FF: How do the technologies of AI and the Cyborg inter-relate? If the one is making computers more like humans (in a limited sense), and the other is making people more like machines, will they meet somewhere in the middle? Or are they somehow contradictory processes that may come into conflict?

KW: There is a range of research going on. AI is really one aspect/area of cybernetics. Some AI is aimed at making robots/computers think like humans (albeit in a limited way as you suggest), other (my own) is more aimed at getting robots/computers to think for themselves, in their own (machine) way. My own research is then involved with combining the best of both worlds (human and machine) to form an upgraded amalgam. Improving people by linking them directly with machine technology. Hopefully they will blend together (first indications are that this will be the case). One big reason for going this way is the potential human v. intelligent machine conflict if we do not go this route.

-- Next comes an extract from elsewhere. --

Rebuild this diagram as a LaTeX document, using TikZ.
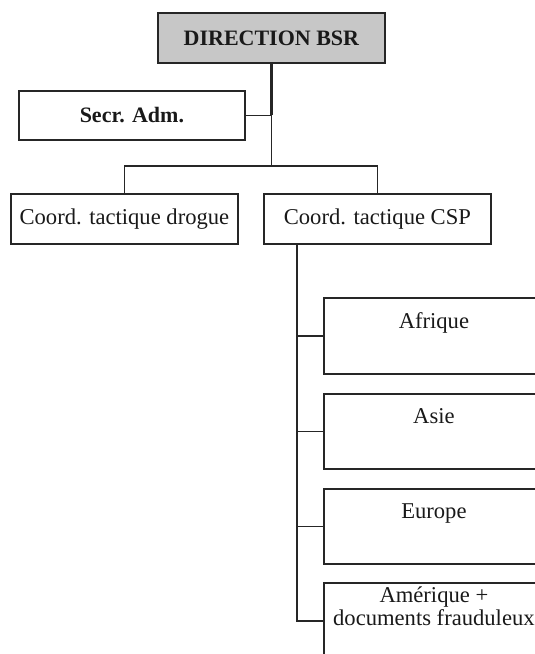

In merging the two systems together, the human brain is very good at cherry picking. If an extra sense or ability is not useful (a bit of a chore) then the human brain will (I believe) tend to ignore that possibility, whereas if it is deemed to be beneficial/useful then it will be welcomed both mentally and physically. The human brain is a mercenary (in a general sense) organ.

FF: Many thanks for your time, Professor Warwick, and for sharing some of your fascinating vision of the future.